Question

Finding Regions Of Interest With Minimum Coverage

1

Entering edit mode

10.9 years ago

vilborg.anna ▴ 30

Hi,

I have a bam file of all my accepted hits (tophat output) and an gtf file with my genes of interest for which I am trying to find potential antisense transcripts. I would like to create a list - preferably one that can be visualized in a genome browser - that shows all genes that have antisense reads in the accepted hits.bam file provided that there are more than a certain number of reads mapping to that gene. I can easily use bedtools intersect to get all genes that have antisense reads mapping to them, but this gives me way too many hits. Does anyone have a suggestion for how to set a coverage cutoff?

Thank you! /Anna

bam coverage rna-seq • 2.6k views

ADD COMMENT • link updated 10.4 years ago by Biostar 20 • written 10.9 years ago by vilborg.anna ▴ 30

1

Entering edit mode

Do you have RNAseq data form a strand specific protocol? Otherwise the strand of the alignment is not informative.

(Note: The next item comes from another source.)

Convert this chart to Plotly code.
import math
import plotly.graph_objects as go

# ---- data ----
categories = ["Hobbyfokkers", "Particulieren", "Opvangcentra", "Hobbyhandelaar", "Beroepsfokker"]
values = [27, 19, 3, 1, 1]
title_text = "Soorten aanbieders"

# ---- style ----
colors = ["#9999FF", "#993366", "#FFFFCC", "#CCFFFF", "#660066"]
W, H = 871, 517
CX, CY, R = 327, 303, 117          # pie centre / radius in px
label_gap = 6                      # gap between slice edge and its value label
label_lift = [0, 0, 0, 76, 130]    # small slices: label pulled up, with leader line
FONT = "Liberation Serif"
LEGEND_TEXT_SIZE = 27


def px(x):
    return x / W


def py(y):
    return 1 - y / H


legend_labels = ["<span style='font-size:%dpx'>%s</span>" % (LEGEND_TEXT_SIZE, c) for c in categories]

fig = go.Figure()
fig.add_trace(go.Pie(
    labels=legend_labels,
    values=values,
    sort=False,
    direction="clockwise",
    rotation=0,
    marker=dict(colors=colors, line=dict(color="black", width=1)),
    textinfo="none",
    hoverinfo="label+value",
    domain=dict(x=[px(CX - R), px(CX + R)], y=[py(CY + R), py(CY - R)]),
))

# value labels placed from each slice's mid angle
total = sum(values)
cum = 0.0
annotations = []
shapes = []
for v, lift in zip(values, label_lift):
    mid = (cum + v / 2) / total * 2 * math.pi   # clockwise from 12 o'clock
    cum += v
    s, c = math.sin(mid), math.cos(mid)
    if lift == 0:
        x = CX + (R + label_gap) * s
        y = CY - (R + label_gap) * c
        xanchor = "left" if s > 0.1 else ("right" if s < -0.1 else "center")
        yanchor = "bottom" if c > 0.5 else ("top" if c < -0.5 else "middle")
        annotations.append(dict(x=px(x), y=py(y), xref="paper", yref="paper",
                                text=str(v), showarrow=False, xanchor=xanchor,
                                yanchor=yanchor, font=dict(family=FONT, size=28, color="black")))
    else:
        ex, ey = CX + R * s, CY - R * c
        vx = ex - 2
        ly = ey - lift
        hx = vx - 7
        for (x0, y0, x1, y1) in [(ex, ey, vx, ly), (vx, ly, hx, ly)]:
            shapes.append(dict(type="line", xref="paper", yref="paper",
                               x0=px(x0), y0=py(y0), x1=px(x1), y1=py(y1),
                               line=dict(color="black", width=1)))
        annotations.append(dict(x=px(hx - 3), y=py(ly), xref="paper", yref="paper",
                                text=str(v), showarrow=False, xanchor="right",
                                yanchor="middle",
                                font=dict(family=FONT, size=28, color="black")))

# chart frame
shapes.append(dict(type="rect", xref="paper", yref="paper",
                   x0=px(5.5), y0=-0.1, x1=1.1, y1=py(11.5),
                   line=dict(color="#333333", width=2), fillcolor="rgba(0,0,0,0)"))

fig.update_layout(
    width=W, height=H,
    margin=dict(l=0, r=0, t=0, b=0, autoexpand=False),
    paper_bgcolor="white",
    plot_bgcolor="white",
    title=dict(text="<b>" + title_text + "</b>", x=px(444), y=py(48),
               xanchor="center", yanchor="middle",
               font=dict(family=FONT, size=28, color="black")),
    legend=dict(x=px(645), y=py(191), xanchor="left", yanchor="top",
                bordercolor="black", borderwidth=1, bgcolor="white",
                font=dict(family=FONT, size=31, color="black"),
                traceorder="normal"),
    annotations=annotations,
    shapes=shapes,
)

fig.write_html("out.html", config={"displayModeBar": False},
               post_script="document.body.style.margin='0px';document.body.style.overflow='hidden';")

ADD REPLY • link 10.9 years ago by Michael 54k

0

Entering edit mode

Yes I do, I have data from HiSeq runs with strand specific libraries. I can definitely find antisense reads using bedtools intersect, as I mentioned, but I get too many low abundant hits that are probably just noise, so I need to refine my search for the few potentially good hits.

ADD REPLY • link 10.9 years ago by vilborg.anna ▴ 30

score 2 · Answer 1 · 2013-06-21

Just in case anyone is curious - I got some great input on this and found a way to solve it, at least well enough for my purposes.

I first did bedtools coverage with my list of genes of interest and the bam file with mapped reads using the -S setting to get things antisense, and writing the output to a gtf file. The default output for bedtools coverage is as follows: After each entry in B (genes of interest in my case), reports: 1) The number of features in A (the bam file, in my case) that overlapped the B interval. 2) The number of bases in B that had non-zero coverage. 3) The length of the entry in B. 4) The fraction of bases in B that had non-zero coverage.

I used this column 1 (column 13 in my dataset) as an indicator of how much coverage each of my genes had. This is definitely not perfect since a longer gene with low coverage can get a higher score than a short gene with high coverage, but in my case my genes are pretty uniform in length, so I don't think this will cause me a great problem.

I sorted my gtf file using parameters -n -k 13 -r to sort the file from largest value in column 13 to smallest. I then used head -X where X is the number of lines above which I have data above the cutoff that I want.